What the task asks: Starting at the first line of the data, please print exactly those lines through the one that holds "from bokeh.resources import INLINE", omitting every picture.

Working data:

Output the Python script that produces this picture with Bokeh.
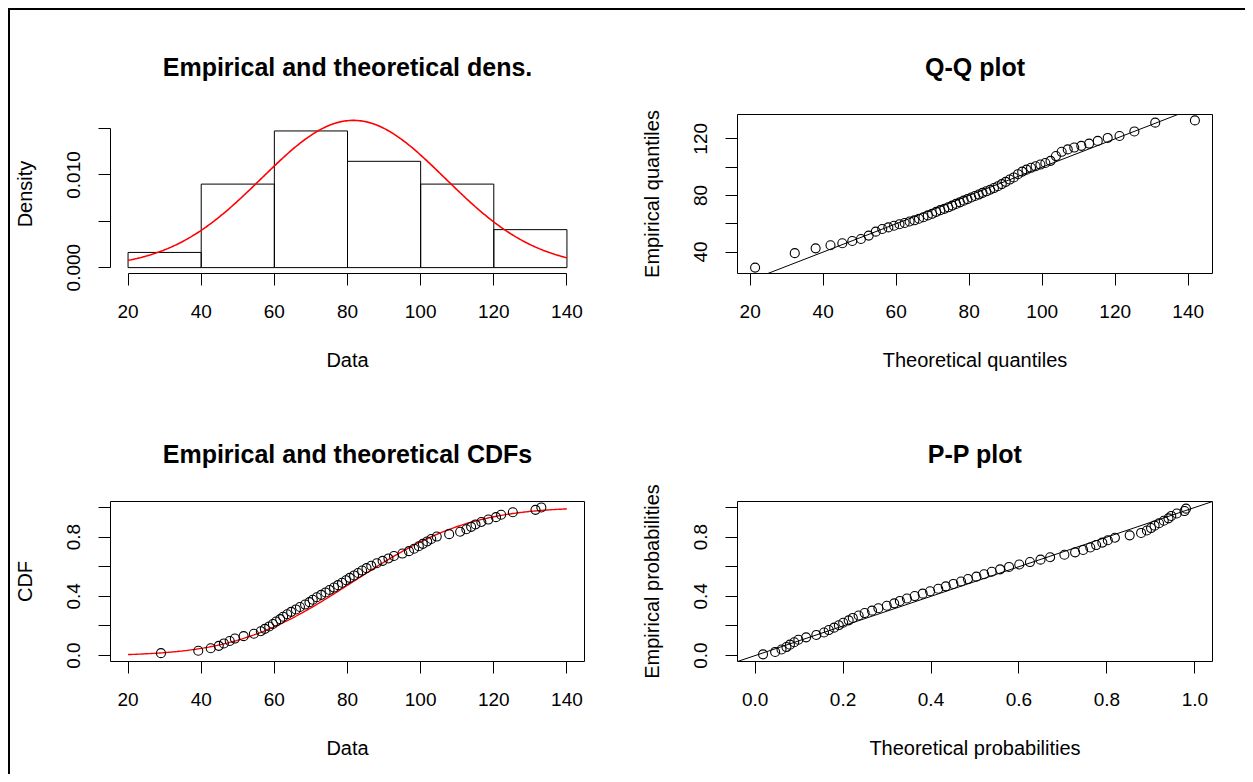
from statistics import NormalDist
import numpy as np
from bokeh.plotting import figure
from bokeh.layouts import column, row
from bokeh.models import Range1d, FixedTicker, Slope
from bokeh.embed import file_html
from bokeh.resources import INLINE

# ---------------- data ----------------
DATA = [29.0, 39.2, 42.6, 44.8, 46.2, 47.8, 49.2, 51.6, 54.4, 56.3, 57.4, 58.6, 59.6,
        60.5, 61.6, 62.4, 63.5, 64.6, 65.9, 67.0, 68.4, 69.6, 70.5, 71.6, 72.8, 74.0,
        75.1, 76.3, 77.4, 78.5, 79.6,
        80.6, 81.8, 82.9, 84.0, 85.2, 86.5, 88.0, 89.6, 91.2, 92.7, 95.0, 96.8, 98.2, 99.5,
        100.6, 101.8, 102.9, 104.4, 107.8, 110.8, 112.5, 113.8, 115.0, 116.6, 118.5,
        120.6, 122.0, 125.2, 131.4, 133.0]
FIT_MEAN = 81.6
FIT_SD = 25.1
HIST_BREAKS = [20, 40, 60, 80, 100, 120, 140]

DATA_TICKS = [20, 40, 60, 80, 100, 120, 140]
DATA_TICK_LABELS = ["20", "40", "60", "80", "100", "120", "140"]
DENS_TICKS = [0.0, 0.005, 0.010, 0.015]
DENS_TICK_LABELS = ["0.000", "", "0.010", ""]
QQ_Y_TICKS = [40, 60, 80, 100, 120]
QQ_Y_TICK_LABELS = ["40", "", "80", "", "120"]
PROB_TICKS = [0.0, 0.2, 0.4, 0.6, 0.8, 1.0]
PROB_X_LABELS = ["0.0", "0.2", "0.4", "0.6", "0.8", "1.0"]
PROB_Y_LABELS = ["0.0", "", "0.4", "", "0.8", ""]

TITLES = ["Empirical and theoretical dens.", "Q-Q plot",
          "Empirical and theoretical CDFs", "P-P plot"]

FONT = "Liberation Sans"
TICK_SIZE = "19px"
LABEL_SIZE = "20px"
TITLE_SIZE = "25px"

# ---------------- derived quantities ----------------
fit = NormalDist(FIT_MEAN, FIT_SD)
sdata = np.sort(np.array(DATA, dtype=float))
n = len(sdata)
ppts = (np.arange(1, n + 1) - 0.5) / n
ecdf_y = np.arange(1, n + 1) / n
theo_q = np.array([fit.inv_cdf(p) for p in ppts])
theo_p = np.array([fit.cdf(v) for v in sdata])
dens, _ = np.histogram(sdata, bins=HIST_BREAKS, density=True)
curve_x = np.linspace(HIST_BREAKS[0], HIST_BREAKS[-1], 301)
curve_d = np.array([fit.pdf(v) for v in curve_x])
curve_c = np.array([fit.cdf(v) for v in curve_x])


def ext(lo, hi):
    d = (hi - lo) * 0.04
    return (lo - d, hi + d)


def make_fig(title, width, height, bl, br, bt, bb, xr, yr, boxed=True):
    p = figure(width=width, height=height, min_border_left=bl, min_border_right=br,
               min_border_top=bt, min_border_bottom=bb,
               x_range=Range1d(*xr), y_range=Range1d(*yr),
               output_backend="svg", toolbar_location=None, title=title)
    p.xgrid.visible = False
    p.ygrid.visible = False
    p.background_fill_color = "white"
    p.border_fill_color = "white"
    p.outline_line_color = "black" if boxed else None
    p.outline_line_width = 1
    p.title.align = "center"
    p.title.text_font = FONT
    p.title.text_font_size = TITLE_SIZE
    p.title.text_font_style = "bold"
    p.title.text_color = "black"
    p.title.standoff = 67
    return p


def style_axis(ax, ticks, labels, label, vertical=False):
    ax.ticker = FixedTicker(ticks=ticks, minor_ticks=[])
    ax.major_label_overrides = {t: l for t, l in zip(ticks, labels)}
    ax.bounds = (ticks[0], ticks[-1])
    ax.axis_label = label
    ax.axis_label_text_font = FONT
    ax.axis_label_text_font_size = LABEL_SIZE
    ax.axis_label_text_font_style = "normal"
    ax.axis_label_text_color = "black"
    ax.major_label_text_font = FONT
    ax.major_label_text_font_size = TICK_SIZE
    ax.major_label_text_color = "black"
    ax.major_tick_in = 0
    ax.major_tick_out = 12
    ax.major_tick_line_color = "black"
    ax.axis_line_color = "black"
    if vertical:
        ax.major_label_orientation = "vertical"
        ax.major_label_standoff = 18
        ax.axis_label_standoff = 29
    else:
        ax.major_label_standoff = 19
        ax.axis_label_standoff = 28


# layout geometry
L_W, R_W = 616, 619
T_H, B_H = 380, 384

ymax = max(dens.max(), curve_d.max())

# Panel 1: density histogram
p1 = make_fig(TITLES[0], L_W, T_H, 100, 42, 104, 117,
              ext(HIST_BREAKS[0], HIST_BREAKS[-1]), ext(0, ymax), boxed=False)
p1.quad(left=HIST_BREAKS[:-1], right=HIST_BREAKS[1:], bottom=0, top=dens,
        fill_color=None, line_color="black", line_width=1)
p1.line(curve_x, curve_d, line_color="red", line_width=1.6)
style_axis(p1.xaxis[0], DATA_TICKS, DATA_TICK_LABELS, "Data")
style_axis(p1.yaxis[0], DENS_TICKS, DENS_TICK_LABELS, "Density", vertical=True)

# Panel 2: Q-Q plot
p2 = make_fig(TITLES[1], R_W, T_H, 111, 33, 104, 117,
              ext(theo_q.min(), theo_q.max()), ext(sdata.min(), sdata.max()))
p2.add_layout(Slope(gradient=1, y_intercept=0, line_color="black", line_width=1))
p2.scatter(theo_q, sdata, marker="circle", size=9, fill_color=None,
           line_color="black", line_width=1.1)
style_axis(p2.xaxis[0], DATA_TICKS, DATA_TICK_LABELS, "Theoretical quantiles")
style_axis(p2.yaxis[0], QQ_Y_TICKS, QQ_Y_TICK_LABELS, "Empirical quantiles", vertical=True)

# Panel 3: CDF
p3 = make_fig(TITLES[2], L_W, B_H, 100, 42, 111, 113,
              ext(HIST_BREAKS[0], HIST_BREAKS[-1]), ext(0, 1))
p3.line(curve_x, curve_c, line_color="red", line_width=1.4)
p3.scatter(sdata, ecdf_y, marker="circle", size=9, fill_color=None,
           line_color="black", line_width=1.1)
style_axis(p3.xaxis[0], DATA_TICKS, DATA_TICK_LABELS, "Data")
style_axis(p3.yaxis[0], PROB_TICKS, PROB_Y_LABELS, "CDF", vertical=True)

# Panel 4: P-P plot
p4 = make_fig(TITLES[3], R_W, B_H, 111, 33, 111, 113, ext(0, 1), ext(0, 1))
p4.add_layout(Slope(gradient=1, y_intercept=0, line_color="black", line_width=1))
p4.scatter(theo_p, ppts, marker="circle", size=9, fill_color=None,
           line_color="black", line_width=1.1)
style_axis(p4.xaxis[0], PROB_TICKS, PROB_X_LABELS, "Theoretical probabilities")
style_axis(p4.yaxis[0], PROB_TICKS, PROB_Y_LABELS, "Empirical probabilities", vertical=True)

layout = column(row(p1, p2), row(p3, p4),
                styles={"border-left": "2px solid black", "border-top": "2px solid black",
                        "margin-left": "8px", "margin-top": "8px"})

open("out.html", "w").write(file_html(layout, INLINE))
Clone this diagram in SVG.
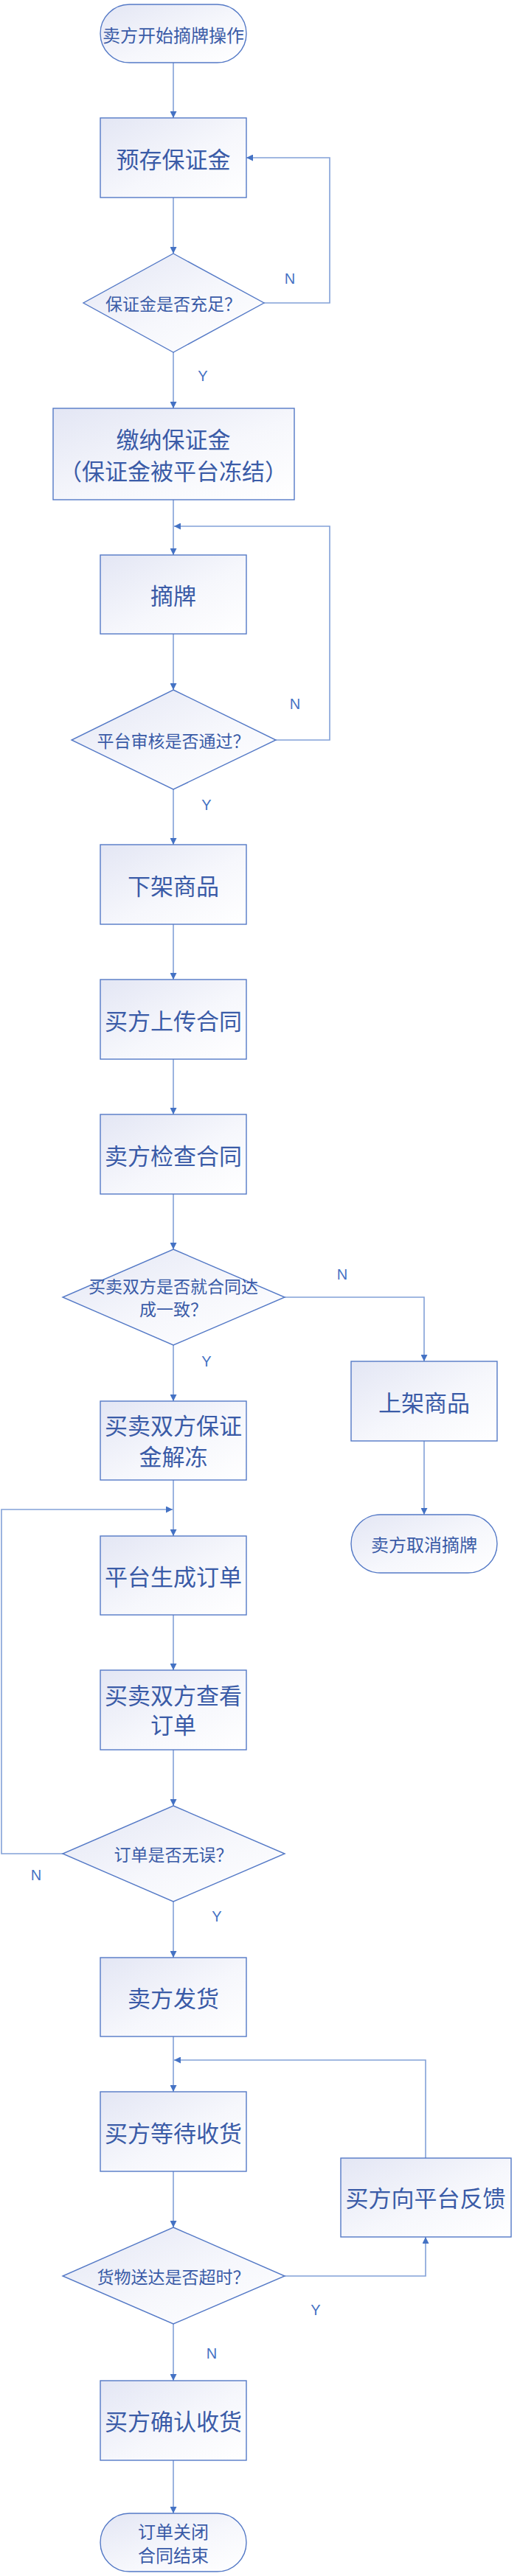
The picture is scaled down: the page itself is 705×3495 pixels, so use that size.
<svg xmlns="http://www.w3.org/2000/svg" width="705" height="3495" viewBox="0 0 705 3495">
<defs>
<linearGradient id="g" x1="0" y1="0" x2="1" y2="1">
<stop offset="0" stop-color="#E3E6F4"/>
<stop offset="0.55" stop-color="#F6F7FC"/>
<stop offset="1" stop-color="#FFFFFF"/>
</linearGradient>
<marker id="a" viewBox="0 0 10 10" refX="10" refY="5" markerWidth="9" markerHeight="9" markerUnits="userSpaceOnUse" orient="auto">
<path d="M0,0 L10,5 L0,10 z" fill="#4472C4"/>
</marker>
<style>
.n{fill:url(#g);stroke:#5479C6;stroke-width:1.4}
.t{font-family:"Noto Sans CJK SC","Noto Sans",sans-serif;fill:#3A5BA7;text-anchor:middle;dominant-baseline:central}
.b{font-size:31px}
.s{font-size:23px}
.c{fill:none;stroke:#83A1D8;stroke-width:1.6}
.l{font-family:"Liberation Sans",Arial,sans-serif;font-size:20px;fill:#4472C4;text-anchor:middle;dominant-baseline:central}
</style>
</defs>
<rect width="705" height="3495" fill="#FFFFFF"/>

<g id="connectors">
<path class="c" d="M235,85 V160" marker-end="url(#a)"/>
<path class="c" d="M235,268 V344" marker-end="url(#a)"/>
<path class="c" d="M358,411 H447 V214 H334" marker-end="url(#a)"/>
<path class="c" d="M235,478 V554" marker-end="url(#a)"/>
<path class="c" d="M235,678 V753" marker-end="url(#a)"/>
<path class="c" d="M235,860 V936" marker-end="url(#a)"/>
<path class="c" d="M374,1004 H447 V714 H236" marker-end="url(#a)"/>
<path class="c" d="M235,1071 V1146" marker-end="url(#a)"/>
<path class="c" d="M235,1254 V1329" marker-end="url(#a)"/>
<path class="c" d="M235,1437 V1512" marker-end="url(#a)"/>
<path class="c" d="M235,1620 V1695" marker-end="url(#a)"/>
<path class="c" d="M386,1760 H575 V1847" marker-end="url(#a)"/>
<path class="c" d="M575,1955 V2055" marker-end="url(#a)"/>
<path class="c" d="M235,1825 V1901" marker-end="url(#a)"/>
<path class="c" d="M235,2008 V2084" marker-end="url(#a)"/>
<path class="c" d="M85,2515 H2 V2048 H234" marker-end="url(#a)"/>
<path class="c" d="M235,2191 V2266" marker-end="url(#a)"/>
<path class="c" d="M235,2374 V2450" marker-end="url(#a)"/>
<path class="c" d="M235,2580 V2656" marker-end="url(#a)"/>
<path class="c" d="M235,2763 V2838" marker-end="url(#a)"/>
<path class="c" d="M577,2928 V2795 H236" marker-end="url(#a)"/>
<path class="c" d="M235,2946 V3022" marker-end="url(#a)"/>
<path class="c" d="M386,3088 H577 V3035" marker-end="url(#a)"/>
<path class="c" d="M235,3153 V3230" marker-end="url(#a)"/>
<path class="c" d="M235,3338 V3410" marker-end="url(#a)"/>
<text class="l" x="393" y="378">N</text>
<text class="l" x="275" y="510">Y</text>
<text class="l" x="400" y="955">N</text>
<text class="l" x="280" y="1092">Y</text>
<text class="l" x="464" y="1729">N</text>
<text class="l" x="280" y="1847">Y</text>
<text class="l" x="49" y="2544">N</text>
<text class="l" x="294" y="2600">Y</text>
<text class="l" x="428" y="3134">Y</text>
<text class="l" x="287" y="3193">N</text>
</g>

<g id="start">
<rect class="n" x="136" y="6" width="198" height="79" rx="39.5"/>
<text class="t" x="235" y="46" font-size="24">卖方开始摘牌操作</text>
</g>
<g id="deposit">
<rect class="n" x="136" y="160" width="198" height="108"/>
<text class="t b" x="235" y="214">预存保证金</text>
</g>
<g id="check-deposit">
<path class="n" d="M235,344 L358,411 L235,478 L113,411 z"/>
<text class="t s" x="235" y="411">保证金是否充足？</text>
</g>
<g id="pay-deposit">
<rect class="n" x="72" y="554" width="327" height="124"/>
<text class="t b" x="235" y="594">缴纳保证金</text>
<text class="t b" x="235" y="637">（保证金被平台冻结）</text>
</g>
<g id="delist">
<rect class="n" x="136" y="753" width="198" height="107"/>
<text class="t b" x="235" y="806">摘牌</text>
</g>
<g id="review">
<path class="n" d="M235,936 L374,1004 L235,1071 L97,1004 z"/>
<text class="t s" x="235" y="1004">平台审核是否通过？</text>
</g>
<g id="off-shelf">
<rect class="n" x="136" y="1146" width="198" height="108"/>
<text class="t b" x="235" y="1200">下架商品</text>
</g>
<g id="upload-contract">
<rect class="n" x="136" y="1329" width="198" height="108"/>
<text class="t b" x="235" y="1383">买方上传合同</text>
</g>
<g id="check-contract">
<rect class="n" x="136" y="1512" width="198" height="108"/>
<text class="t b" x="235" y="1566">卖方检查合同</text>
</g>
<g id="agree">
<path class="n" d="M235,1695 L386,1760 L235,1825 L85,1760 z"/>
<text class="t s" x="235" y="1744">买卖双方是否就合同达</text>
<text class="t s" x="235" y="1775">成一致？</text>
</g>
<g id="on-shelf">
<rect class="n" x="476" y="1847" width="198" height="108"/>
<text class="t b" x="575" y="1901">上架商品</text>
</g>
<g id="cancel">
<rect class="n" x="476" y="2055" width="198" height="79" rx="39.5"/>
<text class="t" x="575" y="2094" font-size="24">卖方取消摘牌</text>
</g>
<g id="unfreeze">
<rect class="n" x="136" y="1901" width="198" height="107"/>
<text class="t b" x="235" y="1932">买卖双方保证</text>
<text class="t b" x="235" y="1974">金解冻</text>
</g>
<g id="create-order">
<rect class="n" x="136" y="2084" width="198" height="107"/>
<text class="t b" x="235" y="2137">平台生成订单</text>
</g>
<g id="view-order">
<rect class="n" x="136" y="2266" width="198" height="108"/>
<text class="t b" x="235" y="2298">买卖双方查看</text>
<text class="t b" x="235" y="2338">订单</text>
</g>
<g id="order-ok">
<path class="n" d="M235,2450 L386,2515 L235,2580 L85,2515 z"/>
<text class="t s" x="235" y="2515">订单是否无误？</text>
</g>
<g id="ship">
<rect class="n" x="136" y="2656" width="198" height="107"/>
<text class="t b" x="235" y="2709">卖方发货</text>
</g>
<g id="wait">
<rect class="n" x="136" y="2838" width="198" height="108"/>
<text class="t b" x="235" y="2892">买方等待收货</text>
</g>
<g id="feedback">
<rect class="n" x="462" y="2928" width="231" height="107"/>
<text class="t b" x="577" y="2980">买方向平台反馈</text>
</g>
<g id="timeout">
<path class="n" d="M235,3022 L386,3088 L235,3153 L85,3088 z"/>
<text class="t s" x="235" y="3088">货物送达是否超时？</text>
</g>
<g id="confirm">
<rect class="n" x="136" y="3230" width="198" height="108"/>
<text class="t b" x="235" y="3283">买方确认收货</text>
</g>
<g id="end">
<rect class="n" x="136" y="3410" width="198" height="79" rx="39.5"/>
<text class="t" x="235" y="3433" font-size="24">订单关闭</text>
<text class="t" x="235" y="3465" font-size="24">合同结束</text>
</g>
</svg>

Reply to the task:
Output the Python script that produces this picture with Bokeh.
from statistics import NormalDist
import numpy as np
from bokeh.plotting import figure
from bokeh.layouts import column, row
from bokeh.models import Range1d, FixedTicker, Slope
from bokeh.embed import file_html
from bokeh.resources import INLINE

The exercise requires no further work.